In its first day, Linkedin (LNKD) hit $122.70 and is now down 34%. With LNKD there is no valuation comparison, because LNKD was the first US-based social networking company to IPO; it appears the investment bank purposely scaled down the IPO size to engineer a first-day moonshot.
The real takeaway, however, is that it looks like some of LNKD’s 102 million registered users bought in the IPO after market with no regard to basic valuation methodologies. But LNKD is no Google (GOOG) and uninformed investors will be licking their wounds for a long time.
GOOG was branded enough that it could IPO via an auction and circumvent the traditional IPO investment banker community. At the time GOOG and Yahoo (YHOO) were similarly valued using standard valuation metrics, so GOOG’s first day after market trading made sense.
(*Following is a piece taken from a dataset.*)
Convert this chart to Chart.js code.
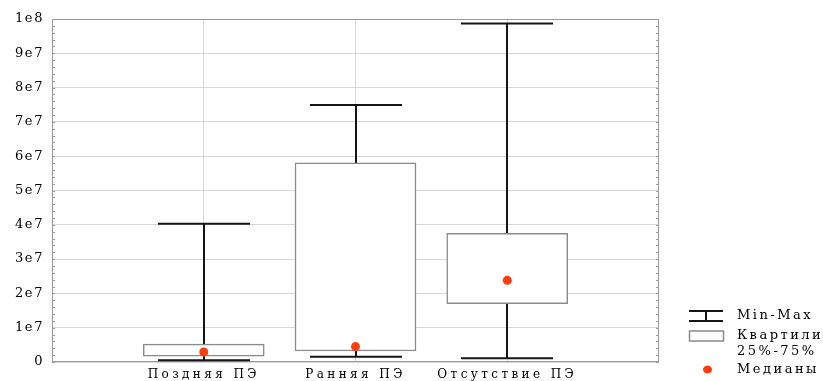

We also saw the ‘first day social networking IPO pop syndrome in action with social network Renren (RENN), which hit $24 the first day and is now down 46%. Much of the initial after market activity may have been investors who had been hypnotized and flummoxed by Facebook's song and dance.
LNKD”s and RENN's IPO pops have implications for other social networking IPOs in the pipeline. The one closest to an IPO is Pandora, with 34 million active users. It’s possible that Pandora's user enthusiasm will also make the stock peak in its first day of trading.
Other over-eager "social networking" (broadly defined) users could similarly power first-day IPO pops for Groupon, Znyga, Zillow and Kayak. Some of those upcoming first-day IPO pops may not be seen again in a long time.